### What to work on
The listing below should be printed exactly, every line of it. Skip the pictures.

* START Stored data *

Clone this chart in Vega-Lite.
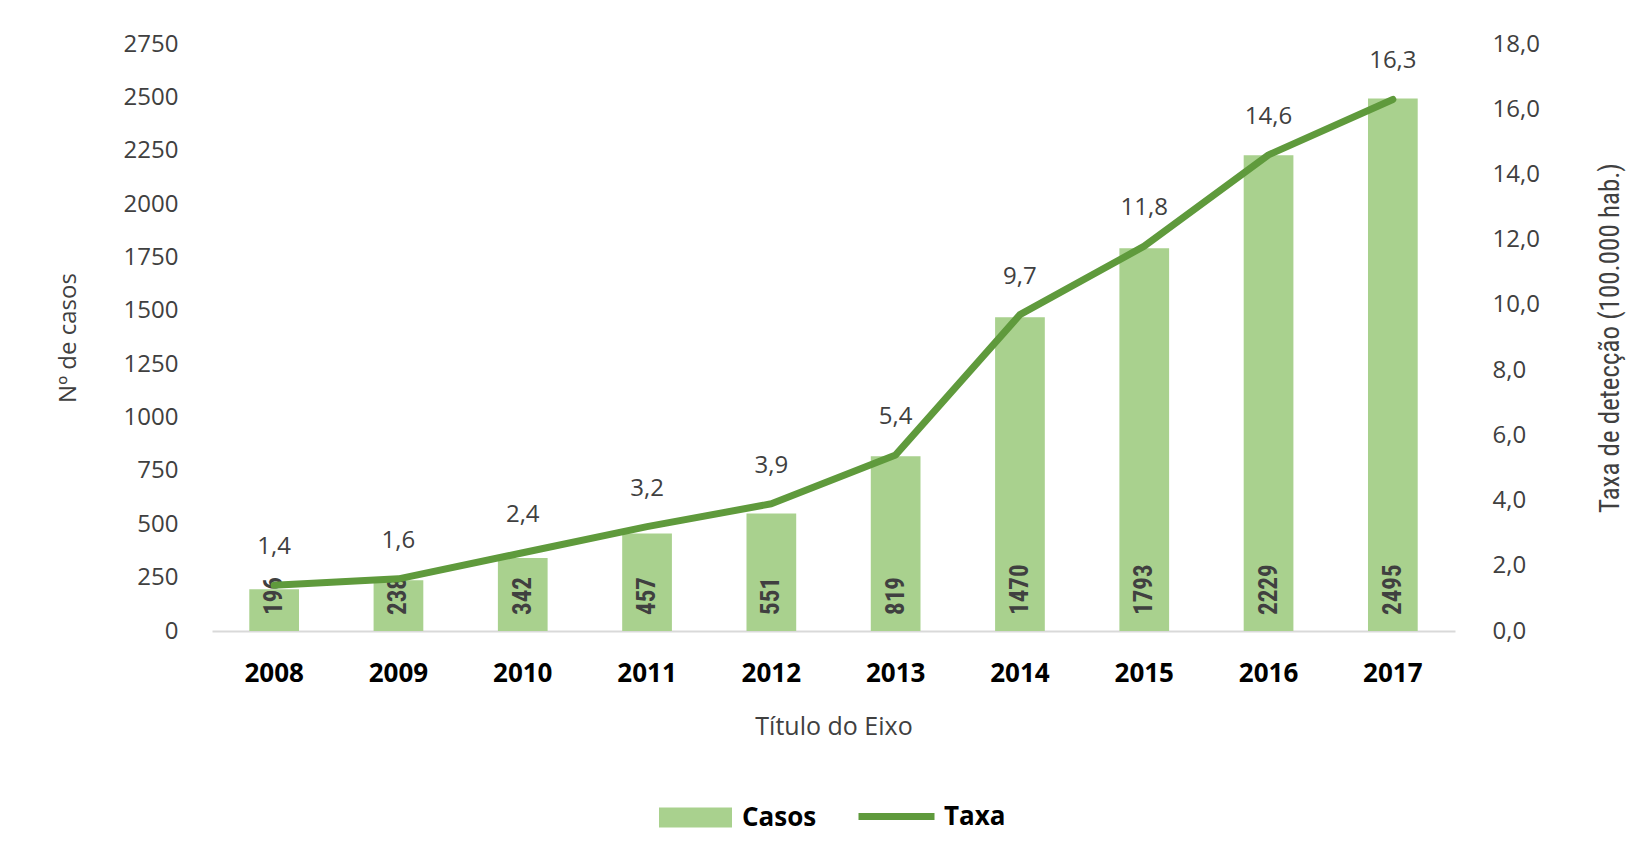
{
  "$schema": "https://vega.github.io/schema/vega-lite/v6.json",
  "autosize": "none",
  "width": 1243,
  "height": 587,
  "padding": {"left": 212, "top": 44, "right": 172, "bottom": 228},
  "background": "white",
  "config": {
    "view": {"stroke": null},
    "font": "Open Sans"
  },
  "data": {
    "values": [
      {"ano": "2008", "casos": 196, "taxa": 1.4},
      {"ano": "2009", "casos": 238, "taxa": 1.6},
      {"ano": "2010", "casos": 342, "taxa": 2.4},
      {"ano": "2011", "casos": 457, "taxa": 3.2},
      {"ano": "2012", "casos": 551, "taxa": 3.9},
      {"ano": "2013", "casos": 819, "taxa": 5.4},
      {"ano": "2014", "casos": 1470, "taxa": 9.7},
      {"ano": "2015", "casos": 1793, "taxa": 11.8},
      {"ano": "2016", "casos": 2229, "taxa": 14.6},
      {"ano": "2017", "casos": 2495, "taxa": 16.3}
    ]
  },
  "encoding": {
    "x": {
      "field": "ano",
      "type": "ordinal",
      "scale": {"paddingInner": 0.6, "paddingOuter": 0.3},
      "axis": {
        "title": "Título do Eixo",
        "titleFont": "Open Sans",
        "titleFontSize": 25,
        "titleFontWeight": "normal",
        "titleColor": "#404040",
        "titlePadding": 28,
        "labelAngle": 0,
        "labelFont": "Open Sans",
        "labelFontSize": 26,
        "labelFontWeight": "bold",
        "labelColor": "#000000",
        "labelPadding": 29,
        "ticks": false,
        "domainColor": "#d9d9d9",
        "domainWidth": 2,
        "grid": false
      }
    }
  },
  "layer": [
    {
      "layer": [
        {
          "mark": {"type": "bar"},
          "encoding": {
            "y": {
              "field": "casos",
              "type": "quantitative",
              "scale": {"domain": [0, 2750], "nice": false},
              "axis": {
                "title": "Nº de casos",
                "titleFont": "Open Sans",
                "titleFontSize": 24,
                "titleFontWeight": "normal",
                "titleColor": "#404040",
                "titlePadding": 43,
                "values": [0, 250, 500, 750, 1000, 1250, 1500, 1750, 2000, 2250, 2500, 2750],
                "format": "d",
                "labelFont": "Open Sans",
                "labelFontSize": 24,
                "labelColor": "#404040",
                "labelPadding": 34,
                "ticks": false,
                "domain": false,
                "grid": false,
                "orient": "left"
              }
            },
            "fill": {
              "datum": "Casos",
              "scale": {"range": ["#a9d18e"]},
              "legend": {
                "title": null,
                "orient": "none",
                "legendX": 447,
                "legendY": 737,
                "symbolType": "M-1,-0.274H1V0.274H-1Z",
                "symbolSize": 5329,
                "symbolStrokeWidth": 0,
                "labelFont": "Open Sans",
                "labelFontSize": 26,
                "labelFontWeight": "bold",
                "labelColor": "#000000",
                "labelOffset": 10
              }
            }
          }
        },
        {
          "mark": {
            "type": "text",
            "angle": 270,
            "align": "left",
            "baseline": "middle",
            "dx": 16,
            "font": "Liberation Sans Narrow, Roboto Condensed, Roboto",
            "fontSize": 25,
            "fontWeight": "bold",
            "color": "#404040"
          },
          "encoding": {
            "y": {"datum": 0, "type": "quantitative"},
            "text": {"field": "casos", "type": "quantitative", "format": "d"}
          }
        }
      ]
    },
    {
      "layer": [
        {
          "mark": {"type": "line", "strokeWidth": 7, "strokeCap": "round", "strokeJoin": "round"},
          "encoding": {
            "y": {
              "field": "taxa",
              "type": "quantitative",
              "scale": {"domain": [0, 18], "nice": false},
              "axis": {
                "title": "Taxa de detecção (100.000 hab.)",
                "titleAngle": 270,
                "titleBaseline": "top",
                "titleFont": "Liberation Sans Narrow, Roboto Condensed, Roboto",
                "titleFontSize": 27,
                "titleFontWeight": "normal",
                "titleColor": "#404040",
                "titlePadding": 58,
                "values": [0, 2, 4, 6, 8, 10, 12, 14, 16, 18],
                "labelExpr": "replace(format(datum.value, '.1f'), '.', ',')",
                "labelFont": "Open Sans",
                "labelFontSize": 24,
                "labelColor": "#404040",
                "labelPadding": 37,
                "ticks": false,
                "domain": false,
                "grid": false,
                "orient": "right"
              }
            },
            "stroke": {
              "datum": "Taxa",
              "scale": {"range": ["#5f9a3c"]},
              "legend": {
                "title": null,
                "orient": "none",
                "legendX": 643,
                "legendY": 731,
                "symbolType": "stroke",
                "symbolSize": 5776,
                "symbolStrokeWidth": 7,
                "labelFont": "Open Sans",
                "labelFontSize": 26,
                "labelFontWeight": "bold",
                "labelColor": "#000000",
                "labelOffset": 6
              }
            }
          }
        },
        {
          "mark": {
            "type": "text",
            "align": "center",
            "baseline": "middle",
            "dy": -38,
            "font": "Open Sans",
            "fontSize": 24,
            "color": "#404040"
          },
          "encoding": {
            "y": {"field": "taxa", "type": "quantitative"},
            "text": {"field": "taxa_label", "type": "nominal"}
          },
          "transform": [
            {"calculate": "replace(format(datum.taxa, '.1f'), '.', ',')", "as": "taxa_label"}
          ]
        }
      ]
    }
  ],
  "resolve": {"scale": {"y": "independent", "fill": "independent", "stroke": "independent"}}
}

* END Stored data *

### Response
Clone this chart in Vega-Lite.
{
  "$schema": "https://vega.github.io/schema/vega-lite/v6.json",
  "autosize": "none",
  "width": 1243,
  "height": 587,
  "padding": {"left": 212, "top": 44, "right": 172, "bottom": 228},
  "background": "white",
  "config": {
    "view": {"stroke": null},
    "font": "Open Sans"
  },
  "data": {
    "values": [
      {"ano": "2008", "casos": 196, "taxa": 1.4},
      {"ano": "2009", "casos": 238, "taxa": 1.6},
      {"ano": "2010", "casos": 342, "taxa": 2.4},
      {"ano": "2011", "casos": 457, "taxa": 3.2},
      {"ano": "2012", "casos": 551, "taxa": 3.9},
      {"ano": "2013", "casos": 819, "taxa": 5.4},
      {"ano": "2014", "casos": 1470, "taxa": 9.7},
      {"ano": "2015", "casos": 1793, "taxa": 11.8},
      {"ano": "2016", "casos": 2229, "taxa": 14.6},
      {"ano": "2017", "casos": 2495, "taxa": 16.3}
    ]
  },
  "encoding": {
    "x": {
      "field": "ano",
      "type": "ordinal",
      "scale": {"paddingInner": 0.6, "paddingOuter": 0.3},
      "axis": {
        "title": "Título do Eixo",
        "titleFont": "Open Sans",
        "titleFontSize": 25,
        "titleFontWeight": "normal",
        "titleColor": "#404040",
        "titlePadding": 28,
        "labelAngle": 0,
        "labelFont": "Open Sans",
        "labelFontSize": 26,
        "labelFontWeight": "bold",
        "labelColor": "#000000",
        "labelPadding": 29,
        "ticks": false,
        "domainColor": "#d9d9d9",
        "domainWidth": 2,
        "grid": false
      }
    }
  },
  "layer": [
    {
      "layer": [
        {
          "mark": {"type": "bar"},
          "encoding": {
            "y": {
              "field": "casos",
              "type": "quantitative",
              "scale": {"domain": [0, 2750], "nice": false},
              "axis": {
                "title": "Nº de casos",
                "titleFont": "Open Sans",
                "titleFontSize": 24,
                "titleFontWeight": "normal",
                "titleColor": "#404040",
                "titlePadding": 43,
                "values": [0, 250, 500, 750, 1000, 1250, 1500, 1750, 2000, 2250, 2500, 2750],
                "format": "d",
                "labelFont": "Open Sans",
                "labelFontSize": 24,
                "labelColor": "#404040",
                "labelPadding": 34,
                "ticks": false,
                "domain": false,
                "grid": false,
                "orient": "left"
              }
            },
            "fill": {
              "datum": "Casos",
              "scale": {"range": ["#a9d18e"]},
              "legend": {
                "title": null,
                "orient": "none",
                "legendX": 447,
                "legendY": 737,
                "symbolType": "M-1,-0.274H1V0.274H-1Z",
                "symbolSize": 5329,
                "symbolStrokeWidth": 0,
                "labelFont": "Open Sans",
                "labelFontSize": 26,
                "labelFontWeight": "bold",
                "labelColor": "#000000",
                "labelOffset": 10
              }
            }
          }
        },
        {
          "mark": {
            "type": "text",
            "angle": 270,
            "align": "left",
            "baseline": "middle",
            "dx": 16,
            "font": "Liberation Sans Narrow, Roboto Condensed, Roboto",
            "fontSize": 25,
            "fontWeight": "bold",
            "color": "#404040"
          },
          "encoding": {
            "y": {"datum": 0, "type": "quantitative"},
            "text": {"field": "casos", "type": "quantitative", "format": "d"}
          }
        }
      ]
    },
    {
      "layer": [
        {
          "mark": {"type": "line", "strokeWidth": 7, "strokeCap": "round", "strokeJoin": "round"},
          "encoding": {
            "y": {
              "field": "taxa",
              "type": "quantitative",
              "scale": {"domain": [0, 18], "nice": false},
              "axis": {
                "title": "Taxa de detecção (100.000 hab.)",
                "titleAngle": 270,
                "titleBaseline": "top",
                "titleFont": "Liberation Sans Narrow, Roboto Condensed, Roboto",
                "titleFontSize": 27,
                "titleFontWeight": "normal",
                "titleColor": "#404040",
                "titlePadding": 58,
                "values": [0, 2, 4, 6, 8, 10, 12, 14, 16, 18],
                "labelExpr": "replace(format(datum.value, '.1f'), '.', ',')",
                "labelFont": "Open Sans",
                "labelFontSize": 24,
                "labelColor": "#404040",
                "labelPadding": 37,
                "ticks": false,
                "domain": false,
                "grid": false,
                "orient": "right"
              }
            },
            "stroke": {
              "datum": "Taxa",
              "scale": {"range": ["#5f9a3c"]},
              "legend": {
                "title": null,
                "orient": "none",
                "legendX": 643,
                "legendY": 731,
                "symbolType": "stroke",
                "symbolSize": 5776,
                "symbolStrokeWidth": 7,
                "labelFont": "Open Sans",
                "labelFontSize": 26,
                "labelFontWeight": "bold",
                "labelColor": "#000000",
                "labelOffset": 6
              }
            }
          }
        },
        {
          "mark": {
            "type": "text",
            "align": "center",
            "baseline": "middle",
            "dy": -38,
            "font": "Open Sans",
            "fontSize": 24,
            "color": "#404040"
          },
          "encoding": {
            "y": {"field": "taxa", "type": "quantitative"},
            "text": {"field": "taxa_label", "type": "nominal"}
          },
          "transform": [
            {"calculate": "replace(format(datum.taxa, '.1f'), '.', ',')", "as": "taxa_label"}
          ]
        }
      ]
    }
  ],
  "resolve": {"scale": {"y": "independent", "fill": "independent", "stroke": "independent"}}
}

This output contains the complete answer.